Andy Murray woke up this morning ranked No. 2 in the world (having dislodged Roger Federer from that niche), and he'll still be somewhat puzzled by just how he got there. He was too tired Sunday, after his epic, 2-hour, 45-minute, three-set, back-from-match-point-down win against David Ferrer, to try to figure out the details and fit it into neat sound bites. All but one of them, anyway.
And that lone, towering detail is that Ferrer, a 30-year-old Spaniard with a reputation for never, ever giving up a point without a fight, quit on one Sunday. And the result was disastrous. It was probably the most costly and painful point of his career, as well as the one that deserves most of the credit for Murray waking up with a grin on his face.
If you didn't see the match, Ferrer had match point late in the third set, but he stopped mid-rally, convinced that a penetrating Murray forehand had just missed the sideline. The electronic line-calling system confirmed that the ball had caught the outer edge of the line. Disbelieving, Ferrer played what was left of the match in a daze. Murray crushed him in the ensuing tiebreaker 7-1.
Things happen by accident, or pure bad luck, but maybe not so often as we think. We'll never know, but could it be that Ferrer had that terrible lapse of judgment because he just couldn't handle the pressure of coming so close to achieving something that had eluded the much-loved 30-year-old for all of his career -- a landmark win over a top-five player? (One of the 10 commandments of pro tennis is: Play out the point until a call is made.)
Ferrer has spent most of his career with his nose pressed against the Grand Slam and Masters 1000 glass. His main problem? He can't buy a win over a top-five player. (He's now 0-13 for his career against players ranked in that group.) Granted, it's partly because Ferrer himself is so consistent that he's always a high seed. Thus, he only gets to lock horns with the stud horses of the ATP late in tournaments, when they're dialed in and the stakes are high -- precisely the times when the Djokovics and Nadals of this world are most dangerous.

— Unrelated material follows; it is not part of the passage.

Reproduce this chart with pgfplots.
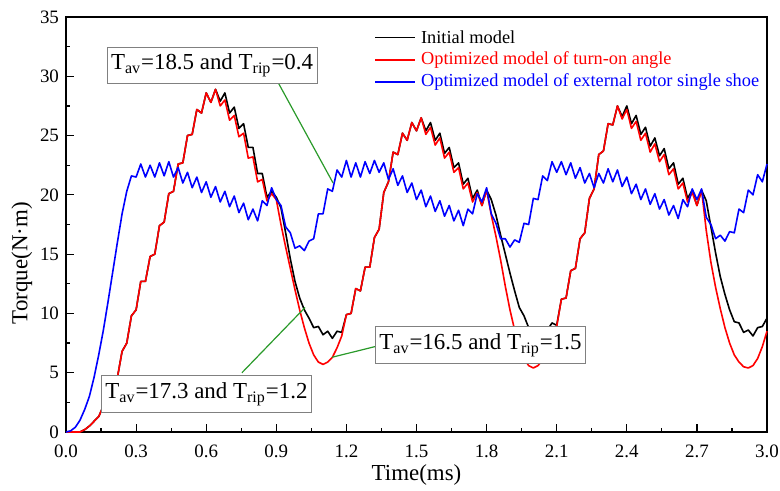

Beyond that, Ferrer has shown a disappointing tendency to falter when he's presented an opportunity to make a big statement. Granted, the big four of Novak Djokovic, Murray, Federer and Rafael Nadal have cleaned up at major tournaments and Masters. But he's had his chances here and there, and now he's on the far side of 30. Despite being in the top 10 since mid-October 2010, and up in the top five or six since early January 2011, Ferrer has won only one Masters 1000 event -- the Paris Indoors last November. His final-round opponent in that one was a qualifier, Jerzy Janowicz.
This latest loss for Ferrer has to be heartbreaking. He's quickly running out of chances to produce a legacy match. Somehow, the win over Janowicz doesn't cut it, even if it occurred in a Masters-level event. Nor will one of those dogged and bitterly fought, second- or third-round triumphs against an Andreas Seppi or a Gilles Simon. Ferrer will turn 31 Tuesday. He's much loved throughout tennis land, as well as by his peers and betters.
This match, with Murray woozy and staggering much of the time, with Ferrer wearing him down like water sculpting stone, was an opportunity for Ferrer to experience what would almost certainly be his career-defining moment -- a Masters 1000 triumph, capped by a win in the final over a Grand Slam champion, one of the big four. But he let it slip away. And now, who knows? The clock is ticking.
Murray woke up at No. 2 this morning. And Ferrer rolled out of bed up one notch and back at his career-high ranking of No. 4.
Somehow, though, I don't think he was smiling.